Reissued on the occasion of Tzedakah Foundation of Uruguay's Charidy Campaign http://www.charidy.com/cmp/tzedakauruguay
"Good afternoon, Don Miguel," said the leader of the delegation. "We came here to request your help for the Gomlei Chesed institution. We help hundreds of families with their most basic needs."
"Look," said Don Miguel with a very serious face. "I appreciate the honor you extend to me with your visit, but I must tell you that I carry a great family burden. My brother lost his wife and is left with ten children and not a penny to pay for their schooling. My sister recently got divorced and her husband does not provide anything for his children. All this, plus what it costs to take care of my parents, who are very old...".
"But, with all due respect, Don Miguel!" exclaimed Mr. Epelbaum incredulously. "I understand that you don't help them with anything...".
"Exactly! You understood correctly," replied Don Miguel with a triumphant expression. "If I don't help my own family, why do you expect me to help you?".
We were recently summoned by the leaders of the Tzedakah Foundation of Uruguay to share with us a report of their work. It is really impressive to see the dedication and professionalism of this group of volunteers and professionals, who work to improve the living conditions of hundreds of families and individuals.
Once the presentation was over, we exchanged ideas on how to raise more money.
Ideas were not lacking, of course. When there are two Jews, there are three opinions... especially as to what someone else should do. The conclusion was that we must find a way to educate the public as to the meaning and value of Tzedakah. Tzedakah is not a tax; it is an asset. One of the greatest acquisitions one can obtain in life is the satisfaction of having used one's resources for nobler purposes than the mere personal satisfaction of ephemeral pleasures.
I told them that I had been thinking for some time about publishing a book entitled: 1001 different ways to say "No", and I invited them all to share the authorship with their personal experiences gathered in the trenches of fund-raising....

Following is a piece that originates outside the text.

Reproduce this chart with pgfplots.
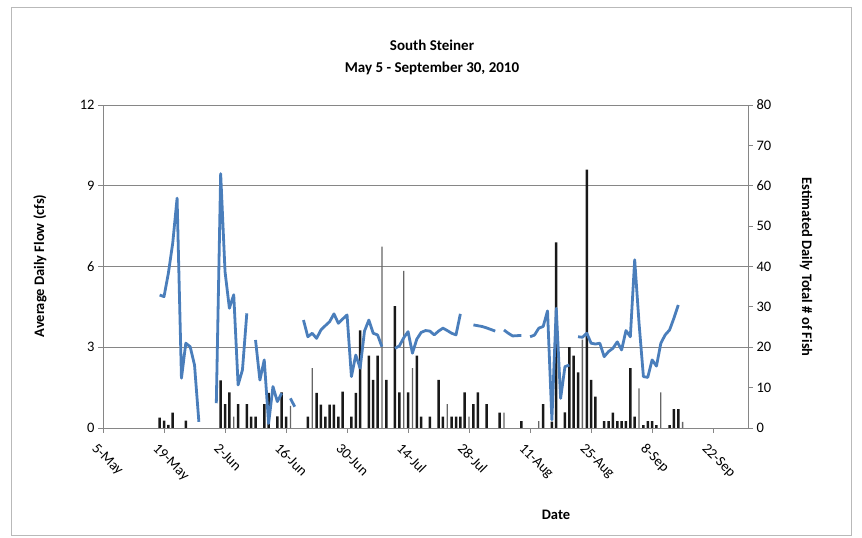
\documentclass[border=0pt]{standalone}
\usepackage{pgfplots}
\usepackage{pgfplotstable}
\pgfplotsset{compat=1.18}
\usepackage{fontspec}
\setmainfont{Carlito}
\definecolor{flowblue}{RGB}{74,126,187}
\definecolor{axgray}{RGB}{134,134,134}
\newcommand\tickfont{\fontsize{14.5}{16}\selectfont}
\newcommand\titlefont{\bfseries\fontsize{15}{17}\selectfont}
\newcommand\labfont{\bfseries\fontsize{14.5}{17}\selectfont}

% day = days after 5 May 2010
\pgfplotstableread{
day flow
13 4.94
14 4.88
15 5.75
16 6.87
17 8.54
18 1.85
19 3.15
20 3.02
21 2.34
22 0.23
23 nan
26 0.92
27 9.45
28 5.81
29 4.45
30 4.95
31 1.6
32 2.16
33 4.26
34 nan
35 3.27
36 1.78
37 2.53
38 0.17
39 1.54
40 0.98
41 1.29
42 nan
43 1.1
44 0.79
45 nan
46 4.01
47 3.39
48 3.52
49 3.33
50 3.64
51 3.8
52 3.95
53 4.24
54 3.89
55 4.05
56 4.2
57 1.91
58 2.71
59 2.22
60 3.6
61 4.01
62 3.52
63 3.46
64 3.02
65 nan
67 2.96
68 3.05
69 3.35
70 3.58
71 2.78
72 3.3
73 3.55
74 3.62
75 3.6
76 3.46
77 3.6
78 3.71
79 3.62
80 3.52
81 3.46
82 4.24
83 nan
85 3.83
86 3.8
87 3.77
88 3.72
89 3.66
90 3.6
91 nan
92 3.64
93 3.52
94 3.42
95 3.43
96 3.44
97 nan
98 3.39
99 3.45
100 3.71
101 3.77
102 4.35
103 0.3
104 4.45
105 1.1
106 2.28
107 2.34
108 nan
109 3.39
110 3.37
111 3.52
112 3.15
113 3.12
114 3.15
115 2.65
116 2.84
117 2.96
118 3.2
119 2.9
120 3.62
121 3.39
122 6.25
123 3.89
124 1.91
125 1.88
126 2.53
127 2.3
128 3.15
129 3.46
130 3.64
131 4.08
132 4.57
}\flowdata

\pgfplotstableread{
day fish
13 2.6
14 1.8
15 0.8
16 3.8
19 1.8
27 11.8
28 5.9
29 8.8
31 5.9
33 5.9
34 2.8
35 2.8
37 5.9
38 8.7
40 2.9
41 8.8
42 2.8
47 2.8
49 8.7
50 5.8
51 2.8
52 5.8
53 5.8
54 2.8
55 9
57 2.8
58 8.7
59 24.2
61 17.9
62 11.9
63 17.9
65 11.9
67 30.2
68 8.8
70 8.8
72 17.9
73 2.8
75 2.8
77 11.9
78 2.8
80 2.8
81 2.8
82 2.8
83 8.8
85 5.9
86 8.8
88 5.9
91 3.8
96 1.7
101 5.9
103 1.6
104 46
106 3.9
107 20
108 17.9
109 13.8
111 64
112 11.9
113 7.8
115 1.7
116 1.7
117 3.8
118 1.7
119 1.7
120 1.7
121 14.8
122 2.8
124 0.7
125 1.7
126 1.7
127 0.7
130 0.7
131 4.7
132 4.7
}\fishdark

\pgfplotstableread{
day fish
30 2.8
43 5.5
48 14.8
64 44.9
69 38.9
71 14.8
79 5.9
84 2.8
92 3.8
100 1.7
110 21.9
123 9.8
128 8.8
133 1.5
}\fishlight

\begin{document}
\begin{tikzpicture}[x=1pt,y=1pt]
\useasboundingbox (0,0) rectangle (862,538);
\draw[gray!55, line width=0.6pt] (11,3) rectangle (851,531);

% fish counts, right axis
\begin{axis}[
  at={(103pt,110pt)}, anchor=south west,
  scale only axis, width=645pt, height=323pt,
  xmin=0, xmax=148, ymin=0, ymax=80,
  axis x line*=bottom, axis y line*=right,
  axis line style={axgray, line width=0.8pt},
  tick style={axgray, line width=0.8pt},
  tick align=outside, major tick length=5pt,
  xtick={0,14,...,140},
  xticklabels={5-May,19-May,2-Jun,16-Jun,30-Jun,14-Jul,28-Jul,11-Aug,25-Aug,8-Sep,22-Sep},
  xticklabel style={rotate=-45, anchor=north west, font=\tickfont, inner sep=1pt, yshift=-9pt, xshift=2pt},
  ytick={0,10,...,80},
  yticklabel style={font=\tickfont},
  extra y ticks={20,40,60,80},
  extra y tick labels={},
  extra y tick style={grid=major, major tick length=0pt},
  major grid style={axgray, line width=0.8pt},
  /pgf/number format/assume math mode=true,
  ybar, bar width=2.5pt,
]
\addplot[fill=black!90, draw=none, bar shift=0pt] table[x=day, y=fish]{\fishdark};
\addplot[fill=black!60, draw=none, bar shift=0pt, bar width=1.3pt] table[x=day, y=fish]{\fishlight};
\end{axis}

% average daily flow, left axis
\begin{axis}[
  at={(103pt,110pt)}, anchor=south west,
  scale only axis, width=645pt, height=323pt,
  xmin=0, xmax=148, ymin=0, ymax=12,
  axis x line=none, axis y line*=left,
  axis line style={axgray, line width=0.8pt},
  tick style={axgray, line width=0.8pt},
  tick align=outside, major tick length=5pt,
  ytick={0,3,...,12},
  yticklabel style={font=\tickfont},
  /pgf/number format/assume math mode=true,
  unbounded coords=jump,
]
\addplot[flowblue, line width=2.8pt, line join=round, no markers] table[x=day, y=flow]{\flowdata};
\end{axis}

\node[font=\titlefont] at (432,493) {South Steiner};
\node[font=\titlefont] at (432,470) {May 5 - September 30, 2010};
\node[font=\labfont, rotate=90] at (40,272) {Average Daily Flow (cfs)};
\node[font=\labfont, rotate=-90] at (806,271) {Estimated Daily Total \# of Fish};
\node[font=\labfont] at (556,23) {Date};
\end{tikzpicture}
\end{document}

Then I thought of a modification of the title: 1001 ways to say "No" and how to turn "No" into "Yes".
I don't think the book will ever see the light of day. Be that as it may, the important thing is to evaluate why people find it so hard to respond positively when asked for help.
There is certainly more than one explanation. I believe that one of the main reasons why individuals do not respond positively to requests for help is because of the desire for power and suffering from low self-esteem. When someone comes to ask for a contribution to a cause, the individual thinks, "He's not going to get what he wants out of me. Who does he think he is? Who does he think I am? I'm going to win this contest. No one is going to beat me."

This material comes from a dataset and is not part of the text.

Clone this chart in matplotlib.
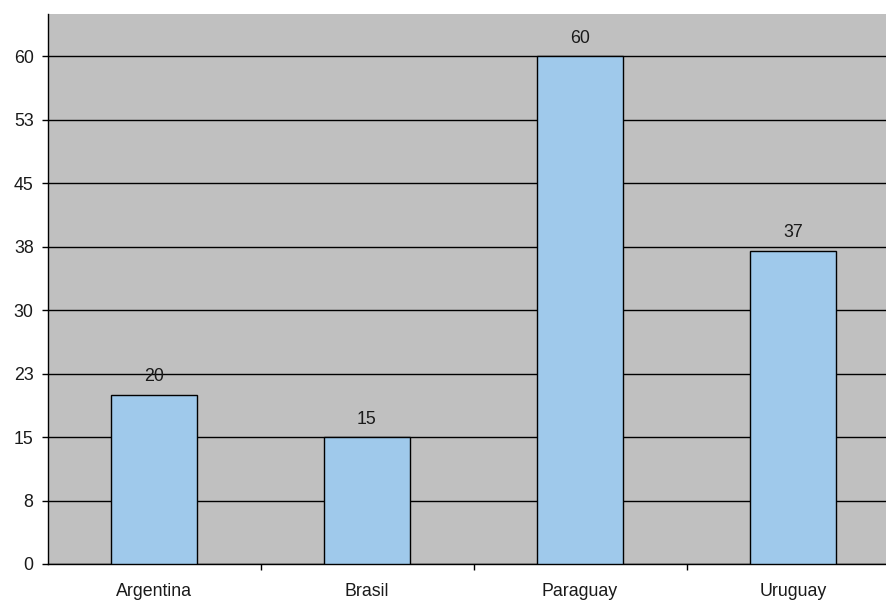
import matplotlib.pyplot as plt
import numpy as np
from matplotlib.ticker import FuncFormatter, FixedLocator

plt.rcParams['font.family'] = ['Liberation Sans', 'DejaVu Sans']

paises = ['Argentina', 'Brasil', 'Paraguay', 'Uruguay']
valores = [20, 15, 60, 37]
yticks = np.arange(0, 61, 7.5)

fs = 12.8

fig = plt.figure(figsize=(8.86, 6.03), dpi=100)
# plot area runs a little past the right edge of the figure
ax = fig.add_axes([47.5 / 886, 39 / 603, 852 / 886, 550 / 603])
ax.set_facecolor('#c0c0c0')

x = np.arange(len(paises))
ax.bar(x, valores, width=0.4, color='#9fc9eb', edgecolor='black', linewidth=1, zorder=3)
for xi, v in zip(x, valores):
    ax.annotate('%d' % v, (xi, v), xytext=(0, 13), textcoords='offset points',
                ha='center', va='center', fontsize=fs, color='#1a1a1a', zorder=4)

ax.set_xlim(-0.5, len(paises) - 0.5)
ax.set_ylim(0, 65)
ax.set_yticks(yticks)
ax.yaxis.set_major_formatter(FuncFormatter(lambda v, p: '%d' % int(v + 0.5)))
ax.grid(axis='y', color='black', linewidth=1, zorder=1)

ax.set_xticks(x)
ax.set_xticklabels(paises)
ax.xaxis.set_minor_locator(FixedLocator(x[:-1] + 0.5))
ax.tick_params(axis='x', which='major', length=0, pad=14, labelsize=fs, colors='#1a1a1a')
ax.tick_params(axis='x', which='minor', length=4.5, width=1, color='black')
ax.tick_params(axis='y', length=4.5, width=1, pad=5.5, labelsize=fs, colors='#1a1a1a')
ax.tick_params(axis='y', color='black')

for s in ['top', 'right']:
    ax.spines[s].set_visible(False)
for s in ['left', 'bottom']:
    ax.spines[s].set_color('black')
    ax.spines[s].set_linewidth(1)

fig.savefig('out.png', dpi=100)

It is not a question of whether he likes to spend or not: what he does not like is to give in.
This same "cheapskate" spends without a second thought when it is a matter of pleasure or status. He can lose a fortune at the casino without batting an eyelash, but when you ask him to donate for a noble cause, he will give you one of the 1001 excuses.
How do you explain this contradiction of attitudes in the same person? Perhaps it is because squandering fortunes in the casino is a way of expressing his power. He is so powerful that he can squander millions without batting an eyelash. But when someone comes to him requesting help for a community project or service, he expresses his power by saying: "No. This one won't get anything out of me. I am more powerful and shrewd than he is".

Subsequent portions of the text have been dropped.